Let $a$, $b$ and $c$ be non-negative numbers and $k=8\cos^340^{\circ}.$ Prove that: $$\sqrt[3]{a^2+kbc}+\sqrt[3]{b^2+kac}+\sqrt[3]{c^2+kab}\geq\sqrt[3]{9(1+k)(ab+ac+bc)},$$

but it not so comforts.

Thank you!

Answer 1

Assume that $ab+bc+ca > 0$. Rewrite the inequality as $\sqrt[3]{u} + \sqrt[3]{v} + \sqrt[3]{w} \ge 3$ where $$u = \frac{27(a^2+4bc)}{45(ab+bc+ca)}, \ v = \frac{27(b^2+4ca)}{45(ab+bc+ca)}, \ w = \frac{27(c^2+4ab)}{45(ab+bc+ca)}.$$

We will use the fact that $$\sqrt[3]{x} \ge \frac{3x(5+4x)}{5x^2+20x+2}, \ x \ge 0$$ which follows from $$x - \Big( \frac{3x(5+4x)}{5x^2+20x+2}\Big)^3 = \frac{x(125x^2+272x+8)(x-1)^4}{(5x^2+20x+2)^3} \ge 0.$$

Using the fact above, it suffices to prove that $$\frac{3u(5+4u)}{5u^2+20u+2} + \frac{3v(5+4v)}{5v^2+20v+2} + \frac{3w(5+4w)}{5w^2+20w+2} \ge 3$$ or $f(a,b,c) \ge 0$ where $f(a,b,c)$ is a homogeneous polynomial.

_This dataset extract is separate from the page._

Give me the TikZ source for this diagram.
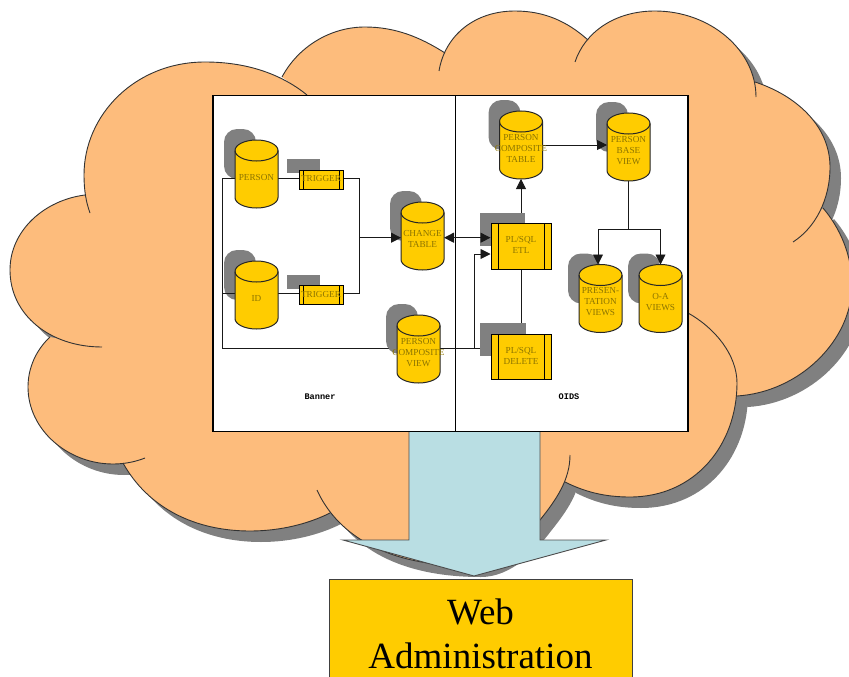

We use the Buffalo Way. WLOG, assume that $c = \min(a,b,c)$. There are two possible cases:

1) $c \le b\le a$: Let $b = c + s, \ a = c+s+t; \ s, t\ge 0$. Note that $f(c+s+t, c+s, c)$ is a polynomial with non-negative coefficients. True.

2) $c \le a \le b$: Let $a = c + s, \ b = c + s+t; \ s, t \ge 0$. Note that $f(c+s, c+s+t, c)$ is a polynomial with non-negative coefficients. True.

We are done.